Morte, ponto final da última cena,
Forma difusa da matéria imbele,
Minha filosofia te repele,
Meu raciocínio enorme te condena!   

Repelindo a ideia de morte e desejando “fazer da parte abstrata do Universo” sua “morada equilibrada e firme”, o “eu lírico” é interrompido por uma “impressionadora voz interna”: o seu próprio destino.

Até aqui, leitor, podemos rejeitar qualquer aproximação do estilo de Augusto dos Anjos com qualquer daqueles estilos que o antecederam historicamente. Alguns historiadores ainda o situam como um simbolista tardio. Mas onde está o simbolismo nos poemas que analisamos? As cismas do destino, que é o nosso paradigma, não tem nada de simbolista. Recapitulemos: o “eu lírico” caminha pela cidade do Recife; inicia uma reflexão sobre o destino (ou o futuro), a partir do que ele observa na paisagem noturna; mas o que ele nos passa parece deformado, absurdo, grotesco; é assim que ele percebe a realidade; o único caminho vislumbrado é a morte; mas esta ele não aceita.

Na terceira parte do poema, o autor abre aspas para a expressão do Destino, da mesma forma como no Monólogo... as abrirá para a Sombra. São, por assim dizer, personagens dramáticos, que interferem com um nível de consciência bem superior ao do “eu lírico”. Observe que esse processo não tem nada de simbolista: num poema atrelado a essa estética, esses personagens seriam citados, mas não teriam ação, tampouco expressão verbal.

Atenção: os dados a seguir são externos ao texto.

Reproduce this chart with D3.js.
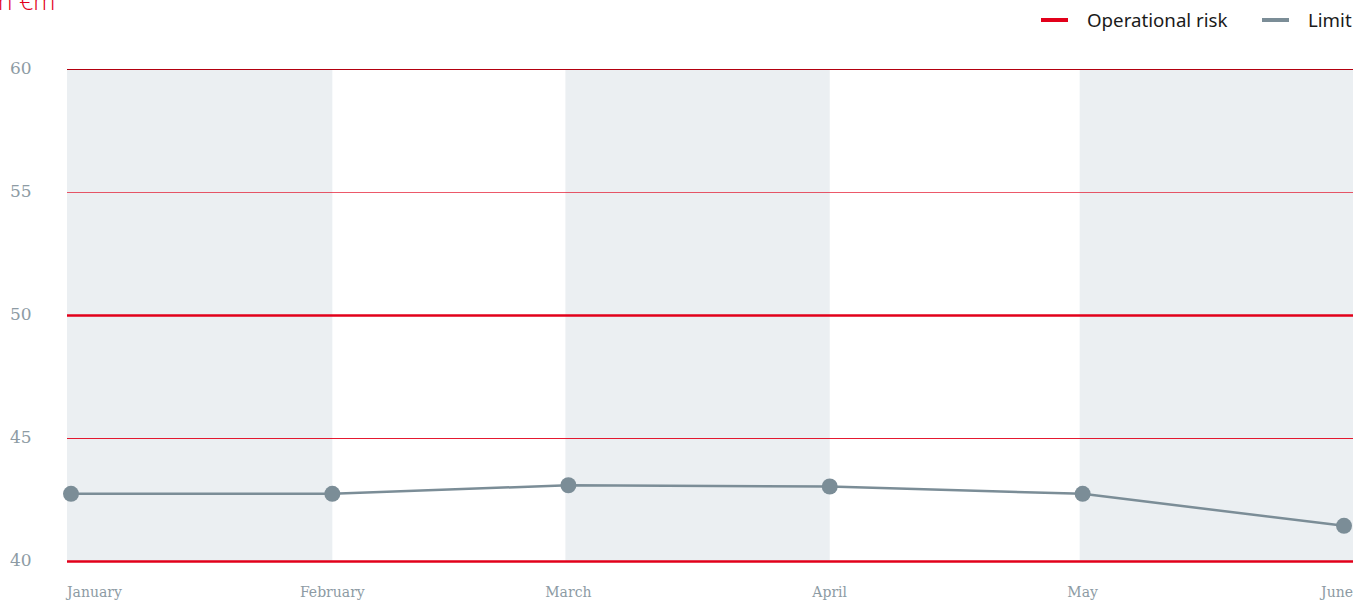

O Destino então lhe tira toda e qualquer esperança de entender o mundo, nem os “fenômenos alegres”, nem as “lágrimas hediondas”. Somente a dor é eterna. Para compreendê-la, ele, um mísero humano, teria que trazer em si toda a humanidade: 

Porque, para que a dor perscrutes, fora
Mister que, não como és, em síntese, antes
Fosses, a refletir teus semelhantes,
A própria humanidade sofredora!  

 De certa forma, esse é o papel do poeta, melhor, é o papel do artista. Mas o Destino zomba do artista e enumera os fatos cotidianos que tornam impossível entender o mundo: leia, releia e leia mais uma vez, leitor, as estrofes 70 a 83. É um dos pontos mais altos da poesia brasileira. Lembremos algumas estrofes: 

A diáfana água alvíssima e a hórrida áscua
Que da ígnea flama bruta, estriada, espirra;
A formação molecular da mirra,
O cordeiro simbólico da Páscoa;
(...)
As pálpebras inchadas da vigília,
As aves moças que perderam a asa,
O fogão apagado de uma casa,
Onde morreu o chefe da família;
(...)
Os terremotos que, abalando os solos,
Lembram paióis de pólvora explodindo,
A rotação dos fluidos produzindo
A depressão geológica dos pólos;
(...)
E, (conquanto contra isso ódios regougues)
A utilidade fúnebre da corda
Que arrasta a rês, depois que a rês engorda,
À morte desgraçada dos açougues... 

Na sequência da enumeração, o Destino ultraja o “eu lírico”: “poeta, feto malsão”, “última das criaturas inferiores”; para concluir, com desdém: 

Adeus! Fica-te aí, com o abdômen largo
A apodrecer!... És poeira, e embalde vibras!
O corvo que comer as tuas fibras
Há de achar nelas um sabor amargo! 

Na última parte, o “eu lírico”, ainda sob o influxo das cismas do seu destino, reflete. O retorno à realidade cotidiana após aquela experiência é avassalador: “o mundo resignava-se invertido”. Então, de que valem as ciências se há tanto por compreender? Ao chegarmos ao fim da nossa ponte/vida, o que teremos avançado no entendimento do universo? 

O Estado, a Associação, os Municípios
Eram mortos. De todo aquele mundo
Restava um mecanismo moribundo
E uma teleologia sem princípios. 

Eu queria correr, ir para o inferno,
Para que, da psiquê no oculto jogo,
Morressem sufocadas pelo fogo
Todas as impressões do mundo externo!